Figure 1 puts the 2017 deficit in perspective. In 1983 – the last year for any major legislation – the Trustees projected was a small surplus over the 75-year period (1983-2057). Almost immediately after that legislation, however, deficits appeared and increased markedly in the early 1990s, then dipped for a while, and then rose to around 2.7 percent where it has remained in the last six years.
The question is why the program moved from a 75-year surplus of 0.02 percent of taxable payroll in 1983 to today’s 75-year deficit of 2.83 percent. As shown in the table below, the major reason for this swing is the impact of changing the valuation period. That is, the 1983 Report looked at the system’s finances over the period 1983-2057; the projection period for the 2017 Report is 2017-2091. Since Social Security costs are rising with the retirement of the baby boom, each time the valuation period moves out one year it picks up a year with a large negative balance. This moving the period forward is responsible for the bulk of today’s deficit – 1.97 of the 2.83 percent of taxable payroll.

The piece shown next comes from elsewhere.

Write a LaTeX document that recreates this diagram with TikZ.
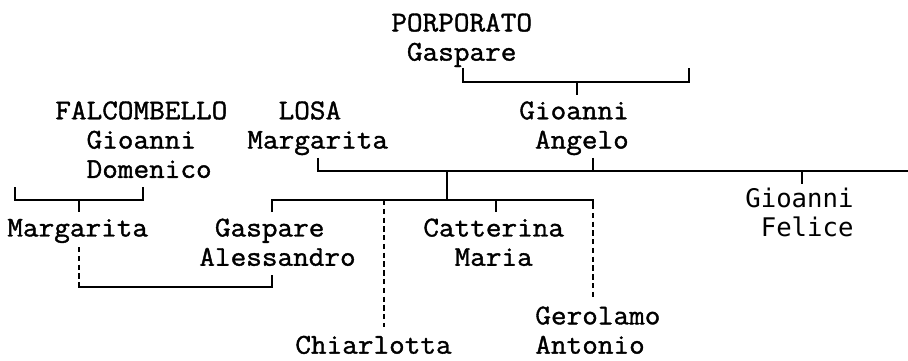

The remainder of the increased actuarial deficit over the past 34 years is due to worsening of economic assumptions – primarily a decline in assumed productivity growth, the impact of the Great Recession, and increases in disability rolls. Offsetting the negative factors has been a reduction in the actuarial deficit due to changes in demographic assumptions – primarily higher mortality for women, minor legislative and regulatory changes, and methodological improvements.
The important point is that the surprises have been more or less offsetting, while the bulk of the deficit was expected.